→ **THE PROBLEM**
Exclude the pictures and reproduce the remaining data exactly as written.

→ **DATA LINES**
========================================================================

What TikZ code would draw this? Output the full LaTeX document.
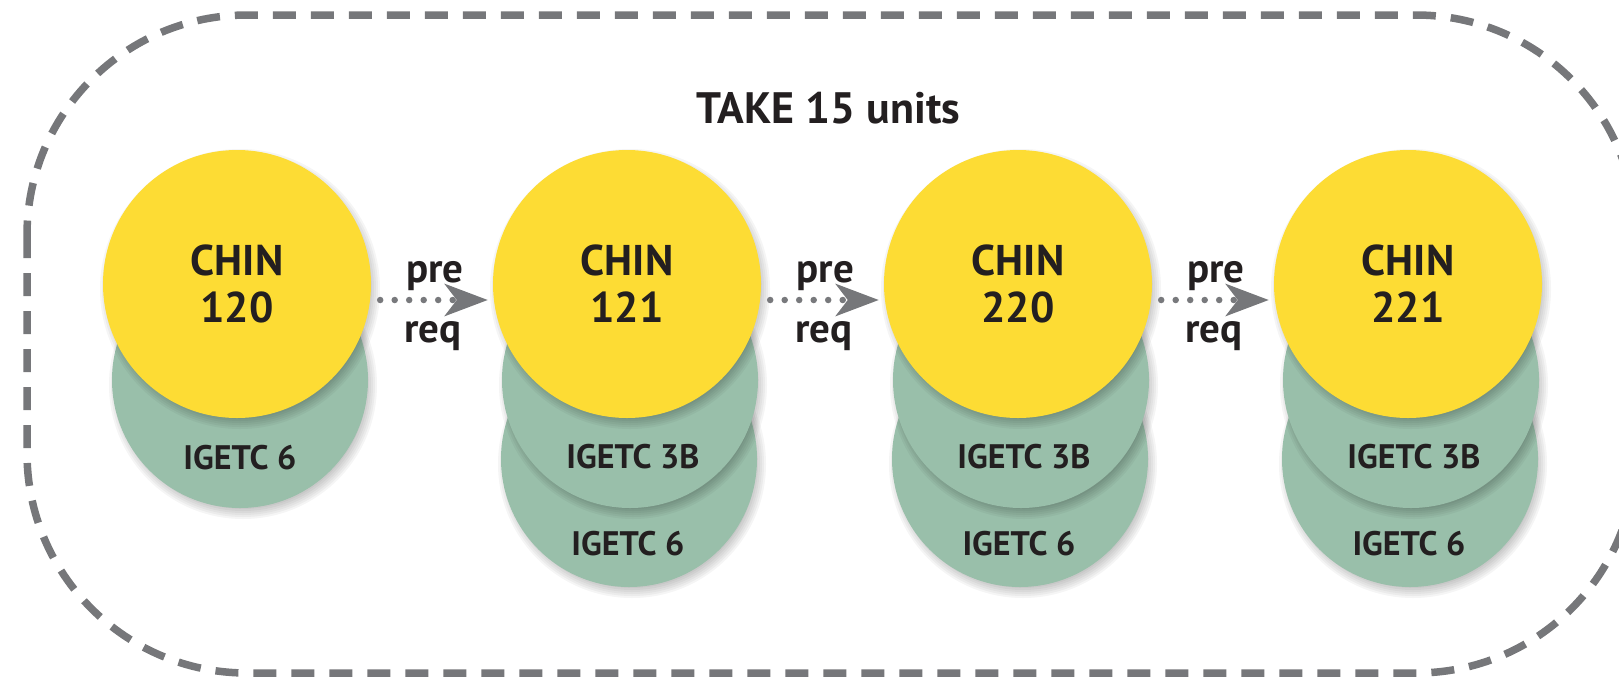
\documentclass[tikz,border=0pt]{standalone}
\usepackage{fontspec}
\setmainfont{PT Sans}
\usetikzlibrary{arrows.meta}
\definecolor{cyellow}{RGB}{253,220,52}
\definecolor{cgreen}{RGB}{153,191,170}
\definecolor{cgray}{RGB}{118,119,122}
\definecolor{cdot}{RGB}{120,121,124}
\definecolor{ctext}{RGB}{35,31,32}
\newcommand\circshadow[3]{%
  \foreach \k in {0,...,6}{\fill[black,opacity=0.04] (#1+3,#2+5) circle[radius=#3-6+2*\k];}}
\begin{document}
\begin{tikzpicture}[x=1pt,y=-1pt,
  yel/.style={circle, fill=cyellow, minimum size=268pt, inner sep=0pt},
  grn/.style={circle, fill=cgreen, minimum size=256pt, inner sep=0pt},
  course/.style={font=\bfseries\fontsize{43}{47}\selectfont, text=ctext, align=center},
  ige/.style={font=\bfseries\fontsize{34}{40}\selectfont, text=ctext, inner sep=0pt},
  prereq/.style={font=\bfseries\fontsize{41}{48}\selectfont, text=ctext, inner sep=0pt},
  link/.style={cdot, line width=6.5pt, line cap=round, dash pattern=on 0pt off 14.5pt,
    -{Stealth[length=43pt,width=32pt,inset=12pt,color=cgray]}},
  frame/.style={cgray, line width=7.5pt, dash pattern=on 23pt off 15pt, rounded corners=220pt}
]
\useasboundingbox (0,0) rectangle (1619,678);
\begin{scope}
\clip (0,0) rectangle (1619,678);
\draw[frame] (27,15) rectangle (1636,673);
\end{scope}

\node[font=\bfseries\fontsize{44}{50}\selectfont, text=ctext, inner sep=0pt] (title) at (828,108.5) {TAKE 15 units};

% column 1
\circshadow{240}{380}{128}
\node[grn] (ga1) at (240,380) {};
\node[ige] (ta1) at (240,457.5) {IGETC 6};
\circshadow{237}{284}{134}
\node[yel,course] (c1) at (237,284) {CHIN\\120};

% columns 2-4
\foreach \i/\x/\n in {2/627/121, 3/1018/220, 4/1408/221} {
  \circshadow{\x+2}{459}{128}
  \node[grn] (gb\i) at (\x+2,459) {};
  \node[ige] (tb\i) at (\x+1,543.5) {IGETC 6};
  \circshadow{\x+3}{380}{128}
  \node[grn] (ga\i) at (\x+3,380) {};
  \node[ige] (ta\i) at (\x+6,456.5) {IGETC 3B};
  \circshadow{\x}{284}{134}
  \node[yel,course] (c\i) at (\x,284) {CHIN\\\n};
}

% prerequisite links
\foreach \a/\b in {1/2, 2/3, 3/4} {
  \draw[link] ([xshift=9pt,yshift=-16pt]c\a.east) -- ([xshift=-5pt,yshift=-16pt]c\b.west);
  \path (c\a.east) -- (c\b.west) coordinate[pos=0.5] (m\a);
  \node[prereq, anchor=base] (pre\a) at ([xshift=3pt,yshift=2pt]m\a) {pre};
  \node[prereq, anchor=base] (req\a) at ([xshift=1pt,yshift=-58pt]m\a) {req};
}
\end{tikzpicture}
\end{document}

========================================================================

→ **COMPLETE ANSWER**
What TikZ code would draw this? Output the full LaTeX document.
\documentclass[tikz,border=0pt]{standalone}
\usepackage{fontspec}
\setmainfont{PT Sans}
\usetikzlibrary{arrows.meta}
\definecolor{cyellow}{RGB}{253,220,52}
\definecolor{cgreen}{RGB}{153,191,170}
\definecolor{cgray}{RGB}{118,119,122}
\definecolor{cdot}{RGB}{120,121,124}
\definecolor{ctext}{RGB}{35,31,32}
\newcommand\circshadow[3]{%
  \foreach \k in {0,...,6}{\fill[black,opacity=0.04] (#1+3,#2+5) circle[radius=#3-6+2*\k];}}
\begin{document}
\begin{tikzpicture}[x=1pt,y=-1pt,
  yel/.style={circle, fill=cyellow, minimum size=268pt, inner sep=0pt},
  grn/.style={circle, fill=cgreen, minimum size=256pt, inner sep=0pt},
  course/.style={font=\bfseries\fontsize{43}{47}\selectfont, text=ctext, align=center},
  ige/.style={font=\bfseries\fontsize{34}{40}\selectfont, text=ctext, inner sep=0pt},
  prereq/.style={font=\bfseries\fontsize{41}{48}\selectfont, text=ctext, inner sep=0pt},
  link/.style={cdot, line width=6.5pt, line cap=round, dash pattern=on 0pt off 14.5pt,
    -{Stealth[length=43pt,width=32pt,inset=12pt,color=cgray]}},
  frame/.style={cgray, line width=7.5pt, dash pattern=on 23pt off 15pt, rounded corners=220pt}
]
\useasboundingbox (0,0) rectangle (1619,678);
\begin{scope}
\clip (0,0) rectangle (1619,678);
\draw[frame] (27,15) rectangle (1636,673);
\end{scope}

\node[font=\bfseries\fontsize{44}{50}\selectfont, text=ctext, inner sep=0pt] (title) at (828,108.5) {TAKE 15 units};

% column 1
\circshadow{240}{380}{128}
\node[grn] (ga1) at (240,380) {};
\node[ige] (ta1) at (240,457.5) {IGETC 6};
\circshadow{237}{284}{134}
\node[yel,course] (c1) at (237,284) {CHIN\\120};

% columns 2-4
\foreach \i/\x/\n in {2/627/121, 3/1018/220, 4/1408/221} {
  \circshadow{\x+2}{459}{128}
  \node[grn] (gb\i) at (\x+2,459) {};
  \node[ige] (tb\i) at (\x+1,543.5) {IGETC 6};
  \circshadow{\x+3}{380}{128}
  \node[grn] (ga\i) at (\x+3,380) {};
  \node[ige] (ta\i) at (\x+6,456.5) {IGETC 3B};
  \circshadow{\x}{284}{134}
  \node[yel,course] (c\i) at (\x,284) {CHIN\\\n};
}

% prerequisite links
\foreach \a/\b in {1/2, 2/3, 3/4} {
  \draw[link] ([xshift=9pt,yshift=-16pt]c\a.east) -- ([xshift=-5pt,yshift=-16pt]c\b.west);
  \path (c\a.east) -- (c\b.west) coordinate[pos=0.5] (m\a);
  \node[prereq, anchor=base] (pre\a) at ([xshift=3pt,yshift=2pt]m\a) {pre};
  \node[prereq, anchor=base] (req\a) at ([xshift=1pt,yshift=-58pt]m\a) {req};
}
\end{tikzpicture}
\end{document}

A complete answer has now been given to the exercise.